While some of us on Obama’s side may think she’s delusional at times, she clearly knows what she’s doing. If she can raise the pressure by flaunting her legion of support, she might convince Obama to make her his VP. Right now, I think it’s an option he has to look at very closely. The vast majority of Obama voters would like to see him turn the page completely and pick someone new, without all the baggage that Clinton possesses. Many of us have lived our entire lives with either a Clinton or a Bush on the ballot (and watch out for Chelsea in the near future). Barack himself stated that “this election is about the past versus the future.” Picking someone like Kathleen Sebelius, Bill Richardson, Jim Webb, or even Hillary supporters like Evan Bayh, Ed Rendell, or Wesley Clark, would be a much cleaner break with the past than adding the Clinton name to the ballot.

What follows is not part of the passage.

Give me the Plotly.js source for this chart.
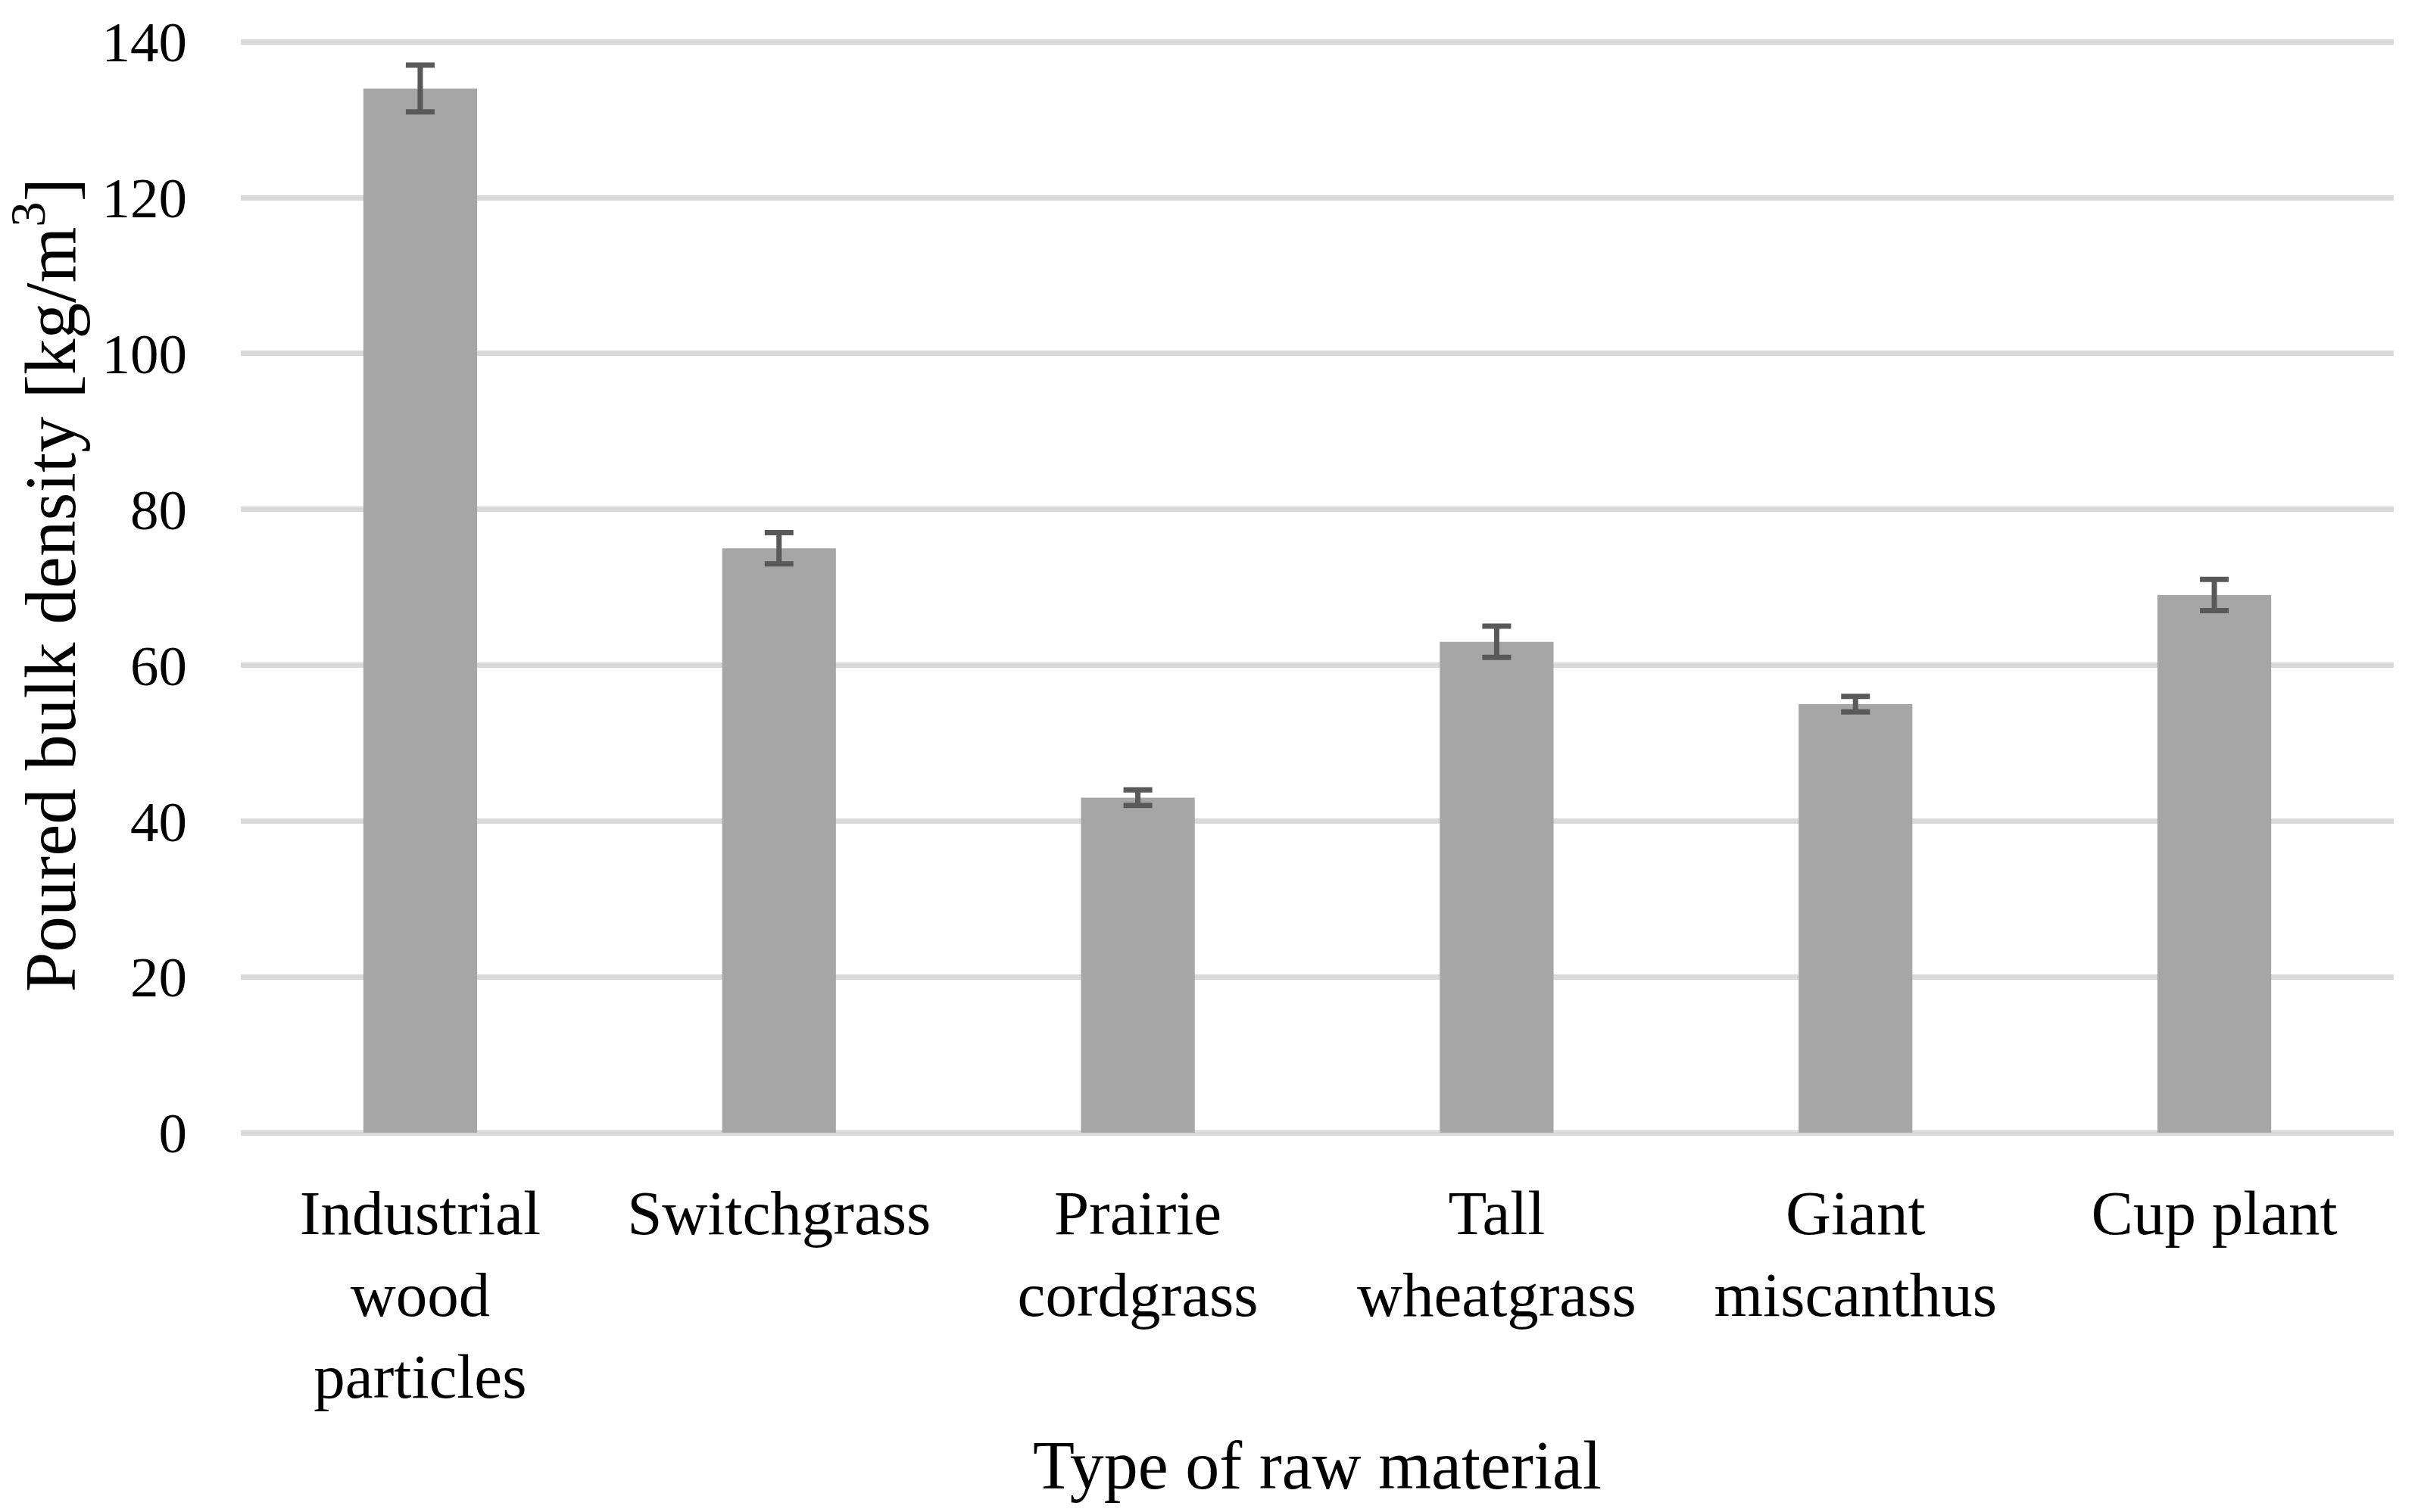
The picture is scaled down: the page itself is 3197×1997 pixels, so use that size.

That said, the people who are voting for Obama will almost assuredly remain loyal, perhaps begrudgingly, if selects her. Combining the two sides would absolutely demolish any chance of McCain keeping this election close, let alone winning it. The Democratic support is too high, and the Republicans’ approval ratings are too low. It’s clearly time for a chance, and this would ensure that Obama becomes the next president.
If he doesn’t pick her, then Barack has to spend the next 5 months battling McCain on one front, and trying to remind Clinton’s base that it’s clearly in their best interest to vote Democratic on the other. Sure, it can be done. He can do it, and I think if he selects another VP, he will still win the election. Sadly, it’s just a much higher risk than playing the safe bet and uniting the party with the “dream ticket.”
This election is too important to lose. We cannot survive another 4 years of wasting hundreds of billions of dollars on an unwinnable war (try shooting ideas with bullets…it doesn’t work), when we desperately need that money here at home. Not to mention the fact that the war itself was illegal and we’ve killed hundreds of thousands of innocent people. Speaking in strictly economic terms, what do you think would have happened if we invested all the war money on researching and developing alternative sources of energy? I wouldn’t be paying $4.25 a gallon, that’s for sure. You never know, perhaps we’d all be driving electric cars right now. Just think how bad our economy would be if we continued to throw money into a war that hasn’t made us any safer and has spawned a generation of people who hate us for killing their families and destroying their cities. It’s a scary thought, and if it happens, I’m moving to Canada. But naw, for real.
So what should Barack do? Where do we go from here? I just ranted for 1,300+ words, and I still don’t know what should, or will, happen. Either way, [Tank from the Matrix] these are exciting times![/Tank]
Just remember that we’re only half way there. Yes, we can.